A word that grabs my attention from today’s gospel is “behold.” In scripture, the word “behold” is another way of saying, be attentive, observe fully whatever is before you, for God is doing something important. In a dream, the angel of the Lord breaks into Joseph’s life saying “behold,” there is something important you need to know!
Sometime during the period of their betrothal, Joseph learns that Mary is pregnant. In the culture of his day, a woman could be stoned to death because of a pregnancy outside of marriage. Joseph wrestles with what to do.
There is no indication that Joseph reacted in an accusatory manner when he learned of the pregnancy. We sense that Joseph truly loves Mary and holds no ill will. He waited for the Lord, but God was silent. Joseph wants to protect her and so, humanly speaking, he believed the godly thing to do would be to divorce Mary quietly. It is in this mindset that the angel appears to Joseph in a dream and says, behold! Notice, the Lord waits for Joseph to make his decision before revealing the mystery behind Mary’s pregnancy.
What do we do with our times of waiting when we have a challenging decision to make? Do we worry in fear, jump to conclusions, get angry, become cynical or fall into self-pity? Isn’t it true that the real test of a person’s courage is found when they wrestle with the inner trials that come their way, staying true to their beliefs when no one is looking or when they find themselves standing alone? Joseph is our model in challenging times such as these. He teaches us to behold the Lord.
One spiritual practice that I learned during a 30-day Ignatian retreat involves allowing God to behold me and then for me to behold God. In this prayer you first ask that God see you, hear you and know your feelings. Allow God to behold you with love and honor. Then, as God beholds you, your prayer is to be given the grace to behold God and follow God’s will; to see God, to hear God, to know the heart of God. This is something Joseph did very well.

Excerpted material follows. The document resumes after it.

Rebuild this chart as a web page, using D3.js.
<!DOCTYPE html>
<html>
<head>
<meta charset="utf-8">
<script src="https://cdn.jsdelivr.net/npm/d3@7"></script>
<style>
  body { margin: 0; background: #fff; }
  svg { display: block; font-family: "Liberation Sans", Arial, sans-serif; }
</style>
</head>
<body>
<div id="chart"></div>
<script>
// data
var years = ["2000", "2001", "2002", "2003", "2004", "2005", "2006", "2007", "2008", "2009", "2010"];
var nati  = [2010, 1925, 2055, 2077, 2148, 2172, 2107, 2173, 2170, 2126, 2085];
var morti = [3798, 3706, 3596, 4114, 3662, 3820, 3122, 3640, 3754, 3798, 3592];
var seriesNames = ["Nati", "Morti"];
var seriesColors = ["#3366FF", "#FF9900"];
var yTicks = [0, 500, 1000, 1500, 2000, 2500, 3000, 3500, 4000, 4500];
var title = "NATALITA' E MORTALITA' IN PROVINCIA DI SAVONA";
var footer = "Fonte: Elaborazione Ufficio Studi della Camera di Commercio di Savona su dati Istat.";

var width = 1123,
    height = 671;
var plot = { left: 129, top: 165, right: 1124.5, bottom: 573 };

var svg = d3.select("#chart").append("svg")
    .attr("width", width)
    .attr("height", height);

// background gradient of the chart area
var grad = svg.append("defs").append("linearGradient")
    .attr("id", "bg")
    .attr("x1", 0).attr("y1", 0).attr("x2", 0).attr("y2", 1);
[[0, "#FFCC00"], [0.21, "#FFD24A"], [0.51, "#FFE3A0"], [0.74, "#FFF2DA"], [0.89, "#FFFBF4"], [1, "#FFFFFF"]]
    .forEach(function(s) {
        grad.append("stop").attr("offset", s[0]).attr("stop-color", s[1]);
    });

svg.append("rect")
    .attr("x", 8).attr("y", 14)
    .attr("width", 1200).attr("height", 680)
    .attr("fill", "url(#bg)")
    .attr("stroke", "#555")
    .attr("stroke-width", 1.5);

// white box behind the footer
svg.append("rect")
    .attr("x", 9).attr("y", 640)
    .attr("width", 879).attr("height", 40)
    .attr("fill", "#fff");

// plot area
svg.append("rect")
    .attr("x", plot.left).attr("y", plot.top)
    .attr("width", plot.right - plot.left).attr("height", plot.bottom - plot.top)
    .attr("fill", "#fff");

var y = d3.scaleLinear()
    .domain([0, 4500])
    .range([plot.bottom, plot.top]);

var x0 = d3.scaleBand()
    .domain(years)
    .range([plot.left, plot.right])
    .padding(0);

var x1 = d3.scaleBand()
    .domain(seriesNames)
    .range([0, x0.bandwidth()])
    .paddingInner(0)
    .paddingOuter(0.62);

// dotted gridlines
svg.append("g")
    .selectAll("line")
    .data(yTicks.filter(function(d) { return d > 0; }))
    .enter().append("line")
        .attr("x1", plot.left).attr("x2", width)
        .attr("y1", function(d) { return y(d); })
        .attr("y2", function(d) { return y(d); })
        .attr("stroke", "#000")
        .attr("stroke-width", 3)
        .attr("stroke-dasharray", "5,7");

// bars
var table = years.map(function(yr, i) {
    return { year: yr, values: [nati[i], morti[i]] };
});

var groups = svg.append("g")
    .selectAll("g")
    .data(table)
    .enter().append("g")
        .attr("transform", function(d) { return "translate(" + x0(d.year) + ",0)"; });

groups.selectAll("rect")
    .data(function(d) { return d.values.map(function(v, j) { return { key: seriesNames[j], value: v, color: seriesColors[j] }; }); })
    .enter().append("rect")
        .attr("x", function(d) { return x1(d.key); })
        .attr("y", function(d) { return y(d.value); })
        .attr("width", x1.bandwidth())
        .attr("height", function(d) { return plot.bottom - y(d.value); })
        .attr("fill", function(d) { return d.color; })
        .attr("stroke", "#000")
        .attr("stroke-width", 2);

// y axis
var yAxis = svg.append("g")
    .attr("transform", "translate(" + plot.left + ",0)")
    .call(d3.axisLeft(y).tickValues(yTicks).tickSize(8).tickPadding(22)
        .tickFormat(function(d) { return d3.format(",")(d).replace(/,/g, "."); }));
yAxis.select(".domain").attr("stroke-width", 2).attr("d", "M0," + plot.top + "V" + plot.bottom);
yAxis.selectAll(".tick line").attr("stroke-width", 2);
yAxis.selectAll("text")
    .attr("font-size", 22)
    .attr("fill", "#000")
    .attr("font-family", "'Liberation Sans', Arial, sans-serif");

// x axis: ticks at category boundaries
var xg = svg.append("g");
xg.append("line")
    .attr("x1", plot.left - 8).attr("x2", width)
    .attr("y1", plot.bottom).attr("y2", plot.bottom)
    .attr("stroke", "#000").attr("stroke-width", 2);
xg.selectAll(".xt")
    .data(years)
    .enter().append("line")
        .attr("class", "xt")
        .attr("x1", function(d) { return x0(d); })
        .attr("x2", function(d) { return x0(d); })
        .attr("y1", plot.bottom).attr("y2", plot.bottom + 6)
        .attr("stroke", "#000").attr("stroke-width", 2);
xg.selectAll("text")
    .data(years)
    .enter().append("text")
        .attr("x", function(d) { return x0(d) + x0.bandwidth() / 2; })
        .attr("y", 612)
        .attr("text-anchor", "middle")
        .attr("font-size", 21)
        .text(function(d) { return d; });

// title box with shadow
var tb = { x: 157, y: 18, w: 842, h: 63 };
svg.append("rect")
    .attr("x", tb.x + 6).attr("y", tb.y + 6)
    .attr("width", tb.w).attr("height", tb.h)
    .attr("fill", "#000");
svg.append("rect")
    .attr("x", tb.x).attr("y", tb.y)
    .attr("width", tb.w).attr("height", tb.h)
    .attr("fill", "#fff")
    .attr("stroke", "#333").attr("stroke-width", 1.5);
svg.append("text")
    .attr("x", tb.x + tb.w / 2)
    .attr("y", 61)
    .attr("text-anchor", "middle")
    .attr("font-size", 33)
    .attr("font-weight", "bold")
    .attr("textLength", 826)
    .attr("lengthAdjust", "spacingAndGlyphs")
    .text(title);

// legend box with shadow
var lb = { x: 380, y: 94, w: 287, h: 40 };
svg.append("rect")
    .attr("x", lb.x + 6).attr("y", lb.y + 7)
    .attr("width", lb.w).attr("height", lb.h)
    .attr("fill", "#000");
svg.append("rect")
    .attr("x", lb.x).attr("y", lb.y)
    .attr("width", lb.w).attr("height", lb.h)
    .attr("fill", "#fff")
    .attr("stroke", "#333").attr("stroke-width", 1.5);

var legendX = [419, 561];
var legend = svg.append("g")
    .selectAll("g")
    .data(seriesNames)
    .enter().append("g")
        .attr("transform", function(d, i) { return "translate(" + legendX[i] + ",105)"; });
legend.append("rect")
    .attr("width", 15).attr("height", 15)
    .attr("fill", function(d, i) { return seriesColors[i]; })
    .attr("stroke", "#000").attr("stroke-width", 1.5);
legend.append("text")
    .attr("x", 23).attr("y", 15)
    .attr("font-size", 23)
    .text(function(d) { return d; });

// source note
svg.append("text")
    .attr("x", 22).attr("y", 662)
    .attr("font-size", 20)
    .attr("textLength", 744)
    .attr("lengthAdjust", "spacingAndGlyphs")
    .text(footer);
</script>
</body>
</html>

Pope Francis began his papacy reflecting on the life of St. Joseph. He said, “As the spouse of Mary, Joseph is at her side in good times and bad, on the journey to Bethlehem for the census and in the anxious and joyful hours when she gave birth; amid the drama of the flight into Egypt and during the frantic search for their child in the Temple; and later in the day-to-day life of the home of Nazareth, in the workshop where he taught his trade to Jesus.” Joseph had every right to question or desire further information along the way, but he didn’t pressure God for anything more. The angel’s message was enough; his heart was set on doing God’s will no matter what that would cost him.

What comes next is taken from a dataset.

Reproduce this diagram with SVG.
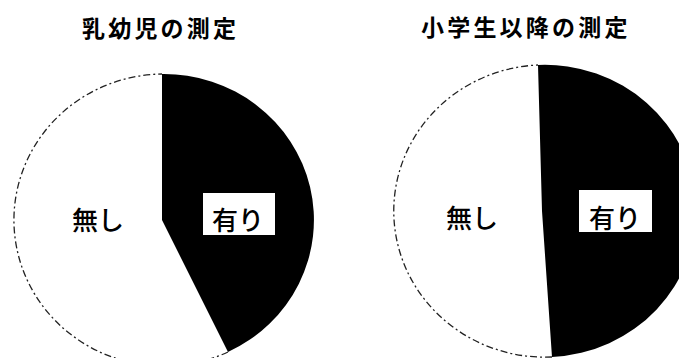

Acting in faith is the underlying message of Christmas. Our role models are Mary and Joseph, whose yes to God is unique to each. Mary’s yes is found in accepting God’s will that she would give birth to the Messiah, the Son of God. Joseph uses no words but willingly follows God’s command “to take Mary into his home as his wife.” As a “just man,” Joseph doesn’t doubt what God asks him to do. He obediently follows God’s plan and protects Mary and the child Jesus. This is why Joseph is the patron of the Universal Church, he continues to protect the mystical Body of Christ.
Today, may we follow the example of St. Joseph and pray through his intercession for a greater trust in God’s plan for our salvation and the courage to respond to that plan with the witness of our lives.